Simple Control Law for UAV Formation Flying

摘要

This paper presents a Lie group setting for the problem of control of formations as a natural outcome of the analysis of a planar two-vehicle formation control law. The vehicle trajectories are described using planar Frenet-Serret equations of motion, which capture the evolution of both the vehicle position and orientation for unit-speed motion subject to curvature (steering) control. The set of all possible equilibria for arbitrary G- invariant curvature controls is described (where G = SE(2) is a symmetry group for the control law). A generalization of the control law for n vehicles is presented, and the corresponding (relative) equilibria are characterized. Work is ongoing to discover stability and convergence results for the n-vehicle problem.
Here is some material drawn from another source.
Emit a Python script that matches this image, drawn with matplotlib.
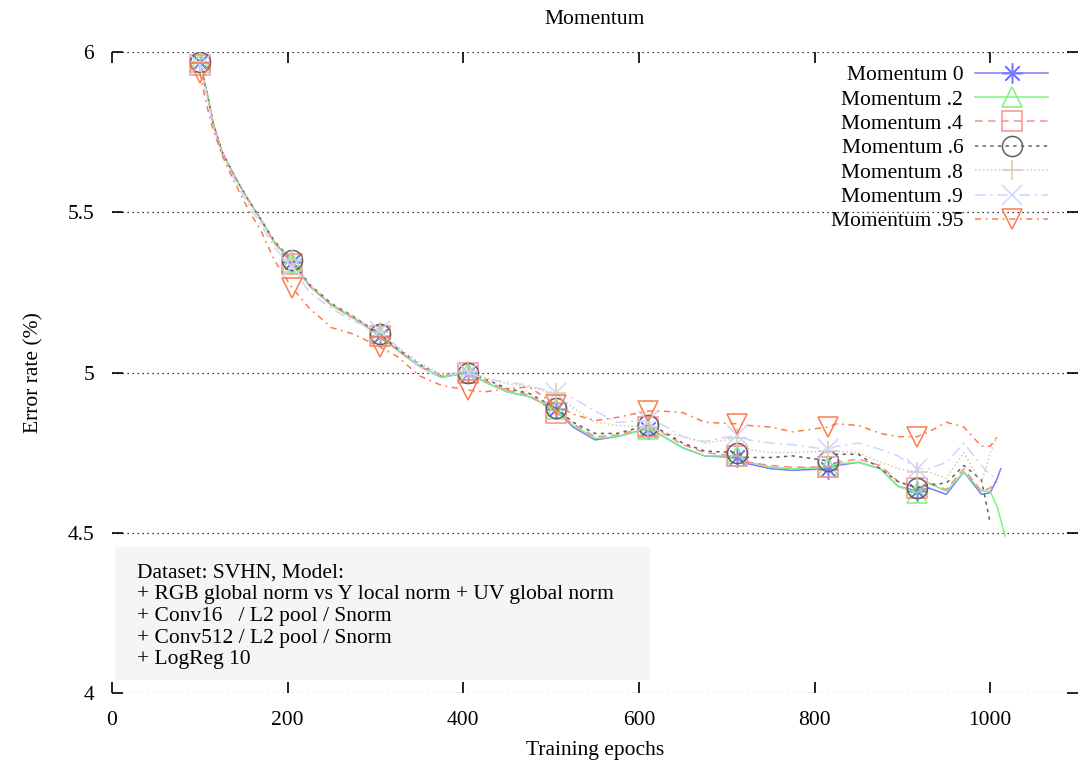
#!/usr/bin/env python3
"""Momentum sweep on SVHN: error rate vs training epochs (gnuplot-style look)."""
import numpy as np
import matplotlib
matplotlib.use("Agg")
import matplotlib.pyplot as plt
from matplotlib.patches import Rectangle

nan = np.nan

# shared epoch grid; markers sit on MARK_EPOCHS
EPOCHS = [100, 105, 110, 115, 125, 140, 155, 170, 185, 205, 225, 250, 275, 305,
          325, 350, 375, 405, 425, 450, 475, 505, 525, 550, 575, 610, 625, 650,
          675, 712, 725, 750, 775, 815, 825, 850, 875, 895, 917, 930, 950, 970,
          990, 1000, 1008, 1012, 1017]
MARK_EPOCHS = [100, 205, 305, 405, 505, 610, 712, 815, 917]

M0 = [5.97, 5.91, 5.85, 5.78, 5.69, 5.61, 5.54, 5.475, 5.405, 5.345, 5.27,
      5.21, 5.17, 5.115, 5.07, 5.02, 4.985, 5.00, 4.97, 4.94, 4.925, 4.885,
      4.83, 4.79, 4.80, 4.825, 4.805, 4.765, 4.74, 4.735, 4.715, 4.70, 4.695,
      4.70, 4.71, 4.72, 4.70, 4.645, 4.63, 4.64, 4.62, 4.69, 4.62, 4.625,
      4.67, 4.70, nan]
M2 = [5.97, 5.91, 5.85, 5.78, 5.69, 5.61, 5.54, 5.475, 5.405, 5.345, 5.27,
      5.21, 5.17, 5.115, 5.07, 5.02, 4.985, 5.00, 4.97, 4.94, 4.925, 4.885,
      4.835, 4.795, 4.80, 4.825, 4.805, 4.765, 4.74, 4.74, 4.72, 4.705, 4.70,
      4.705, 4.715, 4.72, 4.70, 4.645, 4.625, 4.655, 4.63, 4.69, 4.63, 4.63,
      4.58, 4.54, 4.49]
M4 = [5.96, 5.905, 5.845, 5.78, 5.69, 5.61, 5.54, 5.475, 5.405, 5.34, 5.27,
      5.21, 5.17, 5.115, 5.07, 5.02, 4.99, 5.00, 4.975, 4.945, 4.93, 4.875,
      4.84, 4.80, 4.805, 4.83, 4.815, 4.775, 4.75, 4.74, 4.72, 4.71, 4.705,
      4.705, 4.72, 4.73, 4.71, 4.66, 4.64, 4.655, 4.635, 4.70, 4.63, 4.64,
      4.66, nan, nan]
M6 = [5.97, 5.91, 5.85, 5.78, 5.69, 5.61, 5.54, 5.475, 5.41, 5.35, 5.275,
      5.215, 5.175, 5.12, 5.075, 5.025, 4.99, 5.00, 4.98, 4.95, 4.935, 4.89,
      4.845, 4.81, 4.81, 4.835, 4.82, 4.78, 4.755, 4.75, 4.735, 4.735, 4.74,
      4.725, 4.745, 4.745, 4.70, 4.66, 4.64, 4.65, 4.655, 4.71, 4.665, 4.53,
      nan, nan, nan]
M8 = [5.97, 5.91, 5.85, 5.78, 5.69, 5.61, 5.54, 5.475, 5.41, 5.35, 5.275,
      5.215, 5.175, 5.125, 5.08, 5.03, 4.995, 5.005, 4.985, 4.965, 4.955,
      4.935, 4.89, 4.845, 4.835, 4.83, 4.815, 4.80, 4.78, 4.795, 4.76, 4.75,
      4.75, 4.755, 4.755, 4.75, 4.72, 4.70, 4.69, 4.69, 4.67, 4.75, 4.655,
      4.75, 4.80, nan, nan]
M9 = [5.96, 5.90, 5.84, 5.77, 5.68, 5.60, 5.525, 5.46, 5.39, 5.33, 5.25, 5.20,
      5.16, 5.13, 5.08, 5.02, 4.99, 5.00, 4.98, 4.97, 4.96, 4.935, 4.92, 4.88,
      4.845, 4.85, 4.84, 4.80, 4.785, 4.805, 4.79, 4.78, 4.775, 4.76, 4.77,
      4.78, 4.76, 4.74, 4.70, 4.70, 4.72, 4.78, 4.71, 4.68, 4.67, nan, nan]
M95 = [5.935, 5.87, 5.81, 5.76, 5.68, 5.59, 5.51, 5.44, 5.35, 5.265, 5.20,
       5.14, 5.12, 5.08, 5.05, 4.99, 4.96, 4.945, 4.94, 4.95, 4.955, 4.90,
       4.87, 4.85, 4.86, 4.88, 4.88, 4.875, 4.845, 4.84, 4.835, 4.83, 4.815,
       4.83, 4.84, 4.835, 4.81, 4.80, 4.80, 4.815, 4.845, 4.83, 4.77, 4.77,
       4.80, nan, nan]

LABELS = ["Momentum 0", "Momentum .2", "Momentum .4", "Momentum .6",
          "Momentum .8", "Momentum .9", "Momentum .95"]

NOTE = ("Dataset: SVHN, Model:\n"
        "+ RGB global norm vs Y local norm + UV global norm\n"
        "+ Conv16   / L2 pool / Snorm\n"
        "+ Conv512 / L2 pool / Snorm\n"
        "+ LogReg 10")

FS = 15.5
plt.rcParams["font.family"] = ["Liberation Serif", "DejaVu Serif"]
plt.rcParams["font.size"] = FS

# gnuplot-ish styles: colour, dash pattern, marker
styles = [
    ("#7a7aff", "-", (8, 2, 0)),
    ("#7cf57c", "-", "^"),
    ("#ff8c8c", (0, (5, 3.5)), "s"),
    ("#606060", (0, (2.2, 2.8)), "o"),
    ("#d8cca8", (0, (1, 1.6)), "+"),
    ("#cdd4ff", (0, (7, 3, 1.5, 3)), "x"),
    ("#ff7a4a", (0, (4, 3, 1.2, 3)), "v"),
]

fig = plt.figure(figsize=(10.8, 7.65), dpi=100)
ax = fig.add_axes([0.1037, 0.094, 0.8945, 0.838])

x = np.array(EPOCHS, float)
marks = [EPOCHS.index(e) for e in MARK_EPOCHS]
for ys, lab, (col, ls, mk) in zip([M0, M2, M4, M6, M8, M9, M95], LABELS, styles):
    ax.plot(x, np.array(ys, float), color=col, ls=ls, lw=1.1, marker=mk,
            markevery=marks, ms=14.5, mfc="none", mec=col, mew=1.1, label=lab)

ax.set_xlim(0, 1100)
ax.set_ylim(4, 6)
ax.set_xticks([0, 200, 400, 600, 800, 1000])
ax.set_yticks([4, 4.5, 5, 5.5, 6])
ax.set_yticklabels(["4", "4.5", "5", "5.5", "6"])
for s in ax.spines.values():
    s.set_visible(False)
ax.tick_params(direction="in", length=8, width=1.2, top=True, right=True,
               pad=13, labelsize=FS)
ax.grid(axis="y", ls=(0, (1, 3)), color="black", lw=0.9)
ax.set_axisbelow(True)

ax.set_title("Momentum", fontsize=FS, pad=20)
ax.set_xlabel("Training epochs", labelpad=8)
ax.set_ylabel("Error rate (%)", labelpad=17)

ax.add_patch(Rectangle((3, 4.04), 610, 0.415, facecolor="#f5f5f5",
                       edgecolor="none", zorder=0.5))
ax.text(28, 4.405, NOTE, va="top", ha="left", linespacing=1.2, fontsize=FS)

leg = ax.legend(loc="upper right", bbox_to_anchor=(0.978, 0.993), frameon=False,
                markerfirst=False, handlelength=3.4, handletextpad=0.55,
                labelspacing=0.2, borderaxespad=0.0)
for t in leg.get_texts():
    t.set_ha("right")
leg._legend_box.align = "right"

fig.savefig("out.png", dpi=100)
The practical motivation for this work is the problem of formation control for meter-scale UAVs. An essential feature of the formation control problem for meter-scale UAVs is that autonomy is severely limited by cost and payload constraints. Consequently, The authors identify a few specific objectives, and attempt to formulate a control law to meet them: avoid collisions between UAVs, maintain the cohesiveness of the formation, be robust to loss of individuals, and scale favorably for large swarms. The challenge is that the physics of sensing, actuation, and communication cannot be neatly separated from the problem of coordination and control. Rather than simply extra payload, the automatic control system for formation control becomes an integral part of vehicle design. In section 2, they describe how an automatic control system for formation flying could be practically implemented. The basic idea involves providing a mechanism (based on radio-frequency pulses) by which each UAV can sense its range and relative orientation with respect to its neighbors. The hardware required for the controller on-board each UAV can, by incorporating analog VLSI circuitry, fit on a single small printed-circuit board.